The strongest sign of a bad fit is a task list that exists only because no one chose a better system. If the same message goes to 100 contacts, the CRM task list adds admin and gives back little. If every follow-up needs custom judgment, the task list still works because the work is not repetitive.
Quick Decision Checklist
Use CRM tasks for follow-ups when all of these are true:
- One person owns the next step.
- The next action fits in 10 words.
- The due date is specific, not vague.
- The task links to the contact, deal, or case.
- Overdue items get reviewed daily.
- The completion note records the result.
If two or more answers are no, simplify the workflow or move the repetitive part into automation or calendar reminders. Beginners should stop at the first clean version that works. More committed teams should add stage and outcome codes only after the daily queue stays readable.
Common Mistakes to Avoid
Vague follow-up tasks waste more time than they save. Fix the task, not the memory.
- “Follow up” without a next action leaves the owner guessing.
- Due dates like “next week” make triage harder.
- Duplicate reminders in email, chat, and CRM create three places to check.
- Leaving finished tasks open makes the queue look active when it is stale.
- Using recurring tasks for variable sales conversations creates the wrong next step.
- Skipping the outcome note removes the history that explains the stall.
The fastest way to clean up the system is to make every task answer three questions, who owns it, what happens next, and when it is due.
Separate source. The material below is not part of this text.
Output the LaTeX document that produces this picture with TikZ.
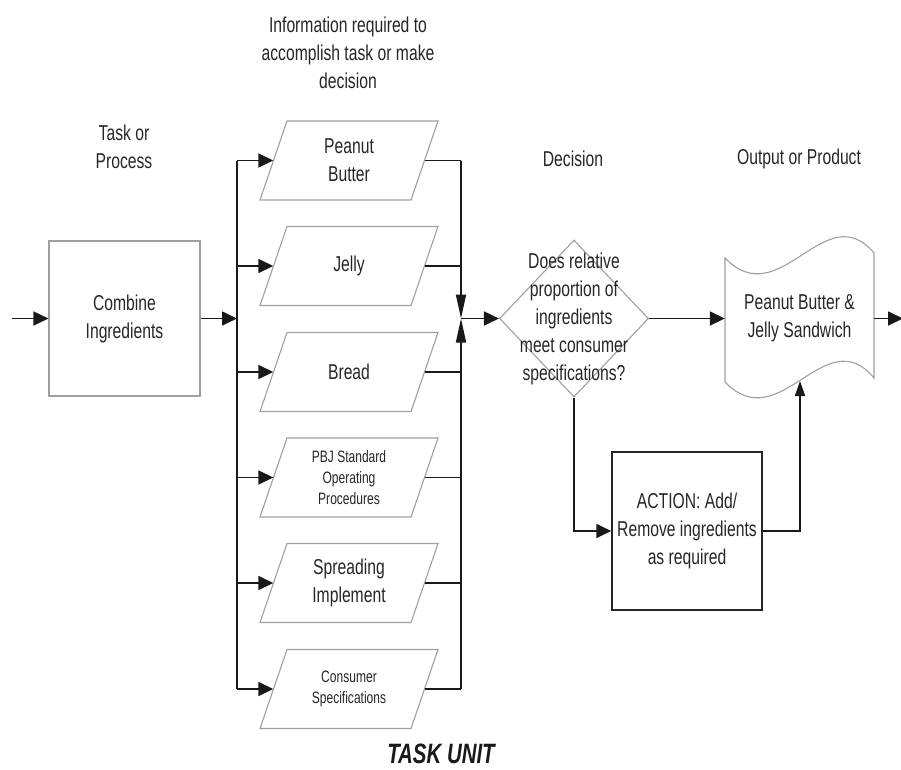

If a task fails any of those, it belongs somewhere else.
The Practical Answer
Use CRM tasks for follow-ups when the work needs ownership, timing, and history in one place. Keep the task lean, close it on the day it is done, and let automation handle identical sequences.
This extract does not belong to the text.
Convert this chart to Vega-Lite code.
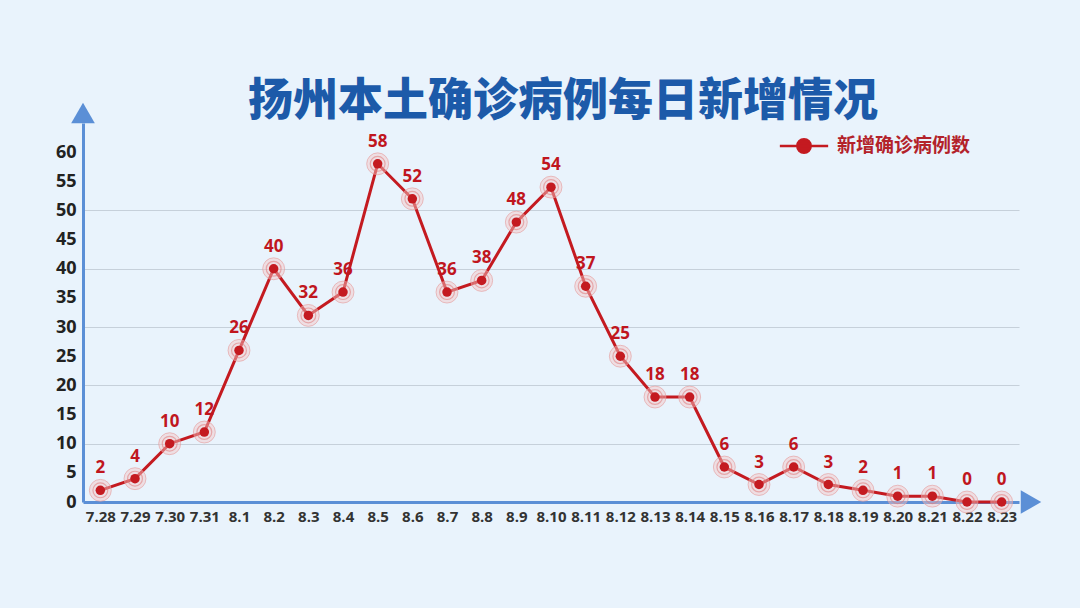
{
  "$schema": "https://vega.github.io/schema/vega-lite/v6.json",
  "description": "扬州本土确诊病例每日新增情况",
  "autosize": {"type": "none"},
  "width": 936,
  "height": 379,
  "padding": {"left": 83, "top": 123, "right": 61, "bottom": 106},
  "background": "#e9f3fc",
  "config": {"view": {"stroke": null}},
  "title": {
    "text": "扬州本土确诊病例每日新增情况",
    "font": "Noto Sans CJK SC",
    "fontWeight": 900,
    "fontSize": 45,
    "color": "#1c5aa9",
    "anchor": "middle",
    "dx": 12,
    "offset": -22
  },
  "data": {
    "values": [
      {"date": "7.28", "cases": 2}, {"date": "7.29", "cases": 4}, {"date": "7.30", "cases": 10},
      {"date": "7.31", "cases": 12}, {"date": "8.1", "cases": 26}, {"date": "8.2", "cases": 40},
      {"date": "8.3", "cases": 32}, {"date": "8.4", "cases": 36}, {"date": "8.5", "cases": 58},
      {"date": "8.6", "cases": 52}, {"date": "8.7", "cases": 36}, {"date": "8.8", "cases": 38},
      {"date": "8.9", "cases": 48}, {"date": "8.10", "cases": 54}, {"date": "8.11", "cases": 37},
      {"date": "8.12", "cases": 25}, {"date": "8.13", "cases": 18}, {"date": "8.14", "cases": 18},
      {"date": "8.15", "cases": 6}, {"date": "8.16", "cases": 3}, {"date": "8.17", "cases": 6},
      {"date": "8.18", "cases": 3}, {"date": "8.19", "cases": 2}, {"date": "8.20", "cases": 1},
      {"date": "8.21", "cases": 1}, {"date": "8.22", "cases": 0}, {"date": "8.23", "cases": 0}
    ]
  },
  "encoding": {
    "x": {
      "field": "date", "type": "ordinal", "sort": null, "title": null,
      "scale": {"type": "point", "padding": 0.5},
      "axis": {
        "labelAngle": 0, "labelFont": "Open Sans", "labelFontWeight": "bold",
        "labelFontSize": 15, "labelColor": "#333333", "labelPadding": 7,
        "ticks": false, "grid": false,
        "domainColor": "#5b8fd6", "domainWidth": 3
      }
    },
    "y": {
      "field": "cases", "type": "quantitative", "title": null,
      "scale": {"domain": [0, 65], "nice": false},
      "axis": {
        "values": [0, 5, 10, 15, 20, 25, 30, 35, 40, 45, 50, 55, 60],
        "labelFont": "Open Sans", "labelFontWeight": "bold", "labelFontSize": 18,
        "labelColor": "#222222", "labelPadding": 7, "ticks": false,
        "domainColor": "#5b8fd6", "domainWidth": 3,
        "grid": true, "gridColor": "#c2ccd6", "gridWidth": 1,
        "gridOpacity": {
          "condition": {"test": "datum.value % 10 === 0 && datum.value > 0 && datum.value < 60", "value": 0.9},
          "value": 0
        }
      }
    }
  },
  "layer": [
    {
      "mark": {"type": "line", "strokeWidth": 3},
      "encoding": {
        "color": {
          "datum": "新增确诊病例数",
          "scale": {"range": ["#c41a20"]},
          "legend": {
            "title": null, "orient": "none", "legendX": 706, "legendY": 8,
            "symbolType": "M-1.8,0L1.8,0M-0.5,0A0.5,0.5,0,1,1,0.5,0A0.5,0.5,0,1,1,-0.5,0Z",
            "symbolSize": 720, "symbolStrokeWidth": 2.5,
            "symbolFillColor": "#c41a20", "symbolStrokeColor": "#c41a20",
            "labelFont": "Noto Sans CJK SC", "labelFontWeight": "bold",
            "labelFontSize": 19, "labelColor": "#b3222a", "labelOffset": 18
          }
        }
      }
    },
    {
      "mark": {"type": "point", "shape": "circle", "size": 480, "filled": true,
               "fill": "#f3c6c6", "fillOpacity": 0.45, "stroke": "#e59a9a", "strokeWidth": 1, "strokeOpacity": 0.6}
    },
    {
      "mark": {"type": "point", "shape": "circle", "size": 220, "filled": false,
               "stroke": "#e07a7a", "strokeWidth": 1.2, "strokeOpacity": 0.8}
    },
    {
      "mark": {"type": "point", "shape": "circle", "size": 90, "filled": true,
               "fill": "#c41a20", "opacity": 1}
    },
    {
      "mark": {"type": "text", "dy": -22, "font": "Open Sans", "fontWeight": "bold",
               "fontSize": 17, "color": "#c0161e"},
      "encoding": {"text": {"field": "cases", "type": "quantitative"}}
    },
    {
      "data": {"values": [{"arrow": "y"}]},
      "mark": {"type": "point", "shape": "triangle-up", "filled": true, "size": 560,
               "color": "#5b8fd6", "opacity": 1, "yOffset": -10},
      "encoding": {"x": {"value": 0}, "y": {"value": 0}}
    },
    {
      "data": {"values": [{"arrow": "x"}]},
      "mark": {"type": "point", "shape": "triangle-right", "filled": true, "size": 560,
               "color": "#5b8fd6", "opacity": 1, "xOffset": 12},
      "encoding": {"x": {"value": {"expr": "width"}}, "y": {"value": {"expr": "height"}}}
    }
  ]
}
For solo operators, a due date and one note are enough. For small teams, add owner and stage before adding more fields. If the queue cannot be reviewed in a quick daily pass, the system is too heavy for the job.
Frequently Asked Questions
What belongs in a CRM follow-up task?
A CRM follow-up task needs an owner, a due date, a contact or deal link, and one short description of the next action. Add an outcome note when the task closes. If a field does not change what happens next, leave it out.
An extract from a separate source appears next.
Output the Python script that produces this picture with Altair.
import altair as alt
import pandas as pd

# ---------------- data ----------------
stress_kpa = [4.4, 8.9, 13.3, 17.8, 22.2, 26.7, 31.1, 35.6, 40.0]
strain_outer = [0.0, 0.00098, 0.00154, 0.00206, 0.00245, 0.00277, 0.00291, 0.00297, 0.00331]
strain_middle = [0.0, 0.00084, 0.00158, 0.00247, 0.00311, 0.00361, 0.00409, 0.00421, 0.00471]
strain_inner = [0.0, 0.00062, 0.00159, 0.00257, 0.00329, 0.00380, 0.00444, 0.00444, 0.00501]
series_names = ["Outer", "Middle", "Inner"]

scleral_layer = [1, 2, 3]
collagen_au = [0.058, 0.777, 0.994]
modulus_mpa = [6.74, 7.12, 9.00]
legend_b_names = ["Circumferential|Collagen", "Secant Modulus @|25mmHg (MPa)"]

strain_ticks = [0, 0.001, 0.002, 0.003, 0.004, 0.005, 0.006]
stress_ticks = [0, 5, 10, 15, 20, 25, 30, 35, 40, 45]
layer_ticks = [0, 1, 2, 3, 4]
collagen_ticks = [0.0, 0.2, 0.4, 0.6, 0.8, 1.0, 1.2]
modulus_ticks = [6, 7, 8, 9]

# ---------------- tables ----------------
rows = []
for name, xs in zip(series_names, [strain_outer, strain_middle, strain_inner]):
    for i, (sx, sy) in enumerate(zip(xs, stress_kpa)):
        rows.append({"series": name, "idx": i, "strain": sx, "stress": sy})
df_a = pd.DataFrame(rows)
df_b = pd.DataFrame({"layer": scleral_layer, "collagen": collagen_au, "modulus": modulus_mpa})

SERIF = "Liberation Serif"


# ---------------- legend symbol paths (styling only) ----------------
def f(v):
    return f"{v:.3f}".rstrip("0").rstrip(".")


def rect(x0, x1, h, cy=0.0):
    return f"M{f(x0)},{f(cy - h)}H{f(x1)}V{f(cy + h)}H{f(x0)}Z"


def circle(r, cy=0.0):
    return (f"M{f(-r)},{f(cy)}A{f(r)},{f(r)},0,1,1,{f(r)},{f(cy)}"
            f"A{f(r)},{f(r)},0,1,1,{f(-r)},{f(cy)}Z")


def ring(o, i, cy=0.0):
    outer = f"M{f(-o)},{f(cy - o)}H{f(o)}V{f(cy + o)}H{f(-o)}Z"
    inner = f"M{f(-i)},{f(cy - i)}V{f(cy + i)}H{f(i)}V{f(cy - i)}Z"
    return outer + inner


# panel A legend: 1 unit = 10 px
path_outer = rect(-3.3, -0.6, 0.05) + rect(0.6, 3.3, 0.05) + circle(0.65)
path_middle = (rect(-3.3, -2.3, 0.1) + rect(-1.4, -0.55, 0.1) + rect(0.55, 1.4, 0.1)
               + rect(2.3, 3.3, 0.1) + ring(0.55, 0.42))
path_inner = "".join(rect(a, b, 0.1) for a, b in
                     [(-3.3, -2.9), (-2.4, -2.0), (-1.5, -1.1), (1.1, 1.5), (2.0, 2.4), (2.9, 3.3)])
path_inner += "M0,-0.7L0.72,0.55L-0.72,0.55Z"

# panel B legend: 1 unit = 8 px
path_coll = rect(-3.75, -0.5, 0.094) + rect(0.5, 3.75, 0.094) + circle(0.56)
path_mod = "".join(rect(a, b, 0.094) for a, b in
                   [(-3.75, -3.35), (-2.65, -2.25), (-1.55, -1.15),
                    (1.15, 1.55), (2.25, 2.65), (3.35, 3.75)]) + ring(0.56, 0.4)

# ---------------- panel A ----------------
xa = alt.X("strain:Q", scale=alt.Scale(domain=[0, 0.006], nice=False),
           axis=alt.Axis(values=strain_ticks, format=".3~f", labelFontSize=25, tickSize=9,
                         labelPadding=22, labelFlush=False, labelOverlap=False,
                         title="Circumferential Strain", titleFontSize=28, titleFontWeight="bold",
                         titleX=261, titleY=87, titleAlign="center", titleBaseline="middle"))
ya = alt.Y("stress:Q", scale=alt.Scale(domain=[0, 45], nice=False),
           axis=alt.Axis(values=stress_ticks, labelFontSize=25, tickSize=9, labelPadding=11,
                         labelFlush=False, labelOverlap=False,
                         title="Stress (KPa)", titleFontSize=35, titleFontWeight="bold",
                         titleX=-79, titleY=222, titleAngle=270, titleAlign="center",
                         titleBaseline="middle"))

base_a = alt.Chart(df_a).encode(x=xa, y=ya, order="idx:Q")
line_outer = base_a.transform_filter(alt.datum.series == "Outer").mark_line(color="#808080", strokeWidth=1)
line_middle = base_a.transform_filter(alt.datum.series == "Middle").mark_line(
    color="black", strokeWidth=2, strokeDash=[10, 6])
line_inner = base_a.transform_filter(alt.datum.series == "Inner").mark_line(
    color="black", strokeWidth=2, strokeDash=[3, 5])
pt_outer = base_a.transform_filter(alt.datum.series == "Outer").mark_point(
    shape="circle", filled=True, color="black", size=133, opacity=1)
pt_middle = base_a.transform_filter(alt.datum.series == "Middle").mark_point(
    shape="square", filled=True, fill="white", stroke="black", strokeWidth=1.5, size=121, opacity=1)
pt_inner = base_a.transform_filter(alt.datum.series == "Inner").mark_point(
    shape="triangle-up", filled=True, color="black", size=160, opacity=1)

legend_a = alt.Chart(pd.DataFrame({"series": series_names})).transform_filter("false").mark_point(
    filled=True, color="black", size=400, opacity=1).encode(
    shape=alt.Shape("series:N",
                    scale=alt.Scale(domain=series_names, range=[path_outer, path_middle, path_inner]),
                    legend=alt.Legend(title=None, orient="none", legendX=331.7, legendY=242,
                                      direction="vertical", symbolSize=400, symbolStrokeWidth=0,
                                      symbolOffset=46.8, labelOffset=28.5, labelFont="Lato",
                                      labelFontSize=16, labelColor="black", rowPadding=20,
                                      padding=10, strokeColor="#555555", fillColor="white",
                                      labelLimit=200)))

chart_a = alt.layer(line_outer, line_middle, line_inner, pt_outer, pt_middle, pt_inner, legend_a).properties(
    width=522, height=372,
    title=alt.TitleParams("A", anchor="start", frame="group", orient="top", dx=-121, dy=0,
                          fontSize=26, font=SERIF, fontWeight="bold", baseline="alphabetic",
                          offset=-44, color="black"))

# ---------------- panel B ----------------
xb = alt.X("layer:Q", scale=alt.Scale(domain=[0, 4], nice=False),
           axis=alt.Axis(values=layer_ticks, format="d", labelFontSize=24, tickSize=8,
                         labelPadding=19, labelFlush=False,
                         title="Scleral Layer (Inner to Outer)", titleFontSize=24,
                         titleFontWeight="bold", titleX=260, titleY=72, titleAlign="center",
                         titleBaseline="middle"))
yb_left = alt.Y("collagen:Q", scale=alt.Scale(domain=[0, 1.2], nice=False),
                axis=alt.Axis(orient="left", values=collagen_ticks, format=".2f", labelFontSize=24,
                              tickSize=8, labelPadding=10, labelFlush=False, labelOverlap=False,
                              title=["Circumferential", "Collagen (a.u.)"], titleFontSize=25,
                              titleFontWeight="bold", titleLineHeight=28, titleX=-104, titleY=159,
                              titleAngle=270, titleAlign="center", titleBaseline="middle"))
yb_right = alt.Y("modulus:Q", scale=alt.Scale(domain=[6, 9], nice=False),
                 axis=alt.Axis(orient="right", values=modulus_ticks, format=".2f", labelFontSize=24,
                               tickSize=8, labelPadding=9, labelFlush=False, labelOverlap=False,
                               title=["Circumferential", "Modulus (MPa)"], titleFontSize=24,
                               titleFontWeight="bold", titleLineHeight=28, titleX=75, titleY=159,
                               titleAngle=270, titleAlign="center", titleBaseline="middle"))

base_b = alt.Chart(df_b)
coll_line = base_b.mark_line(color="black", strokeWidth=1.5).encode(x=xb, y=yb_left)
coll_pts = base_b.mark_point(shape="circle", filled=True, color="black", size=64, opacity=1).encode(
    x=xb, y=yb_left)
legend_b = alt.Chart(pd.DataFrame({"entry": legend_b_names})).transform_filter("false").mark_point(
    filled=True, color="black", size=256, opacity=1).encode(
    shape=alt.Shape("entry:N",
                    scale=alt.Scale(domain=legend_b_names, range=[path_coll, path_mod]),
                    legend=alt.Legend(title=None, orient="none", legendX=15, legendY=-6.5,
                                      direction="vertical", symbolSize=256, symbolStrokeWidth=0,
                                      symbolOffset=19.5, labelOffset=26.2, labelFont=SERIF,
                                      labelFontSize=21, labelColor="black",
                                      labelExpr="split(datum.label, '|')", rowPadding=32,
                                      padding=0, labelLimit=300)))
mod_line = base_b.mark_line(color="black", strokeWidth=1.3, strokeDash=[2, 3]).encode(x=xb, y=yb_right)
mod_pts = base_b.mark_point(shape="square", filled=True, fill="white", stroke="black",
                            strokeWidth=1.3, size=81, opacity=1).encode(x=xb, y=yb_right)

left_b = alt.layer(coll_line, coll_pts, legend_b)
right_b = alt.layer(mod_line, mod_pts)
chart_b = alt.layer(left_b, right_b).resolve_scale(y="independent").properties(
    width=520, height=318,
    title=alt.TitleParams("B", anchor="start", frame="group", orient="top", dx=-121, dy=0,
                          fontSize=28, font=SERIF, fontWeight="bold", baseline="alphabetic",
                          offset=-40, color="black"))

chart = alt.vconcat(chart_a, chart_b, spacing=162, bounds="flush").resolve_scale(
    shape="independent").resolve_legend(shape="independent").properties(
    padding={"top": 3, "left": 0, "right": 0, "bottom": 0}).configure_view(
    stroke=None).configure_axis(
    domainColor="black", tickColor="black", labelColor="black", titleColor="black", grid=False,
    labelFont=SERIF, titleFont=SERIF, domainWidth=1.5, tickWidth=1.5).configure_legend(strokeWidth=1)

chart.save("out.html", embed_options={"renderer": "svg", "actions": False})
How soon should a follow-up task be due?
Active leads need same-day or next-business-day follow-up. Warm prospects fit 2 to 3 business days. Slower renewal and long-cycle work fits longer windows, but the due date still needs to be exact.
Should every call or email create a task?
No. Only interactions that need another action get a task. Pure updates and informational messages stay as notes. If there is no next move, a task adds clutter.
When should a task turn into automation?
Move it to automation when the wording and timing stay the same from contact to contact. After the same pattern repeats three to five times, a template or sequence saves time and reduces missed steps.
Do recurring tasks work for renewals?
Yes. Recurring tasks work well for renewals, inspections, and fixed check-ins. They do not work well for sales follow-ups that change after each reply, because the next action shifts.
How many open follow-up tasks is too many?
Too many starts when overdue items stop getting a daily review, or when the default list takes more than two minutes to scan. At that point, the queue no longer supports follow-up, it creates clutter. Trim it until the live work is obvious at a glance.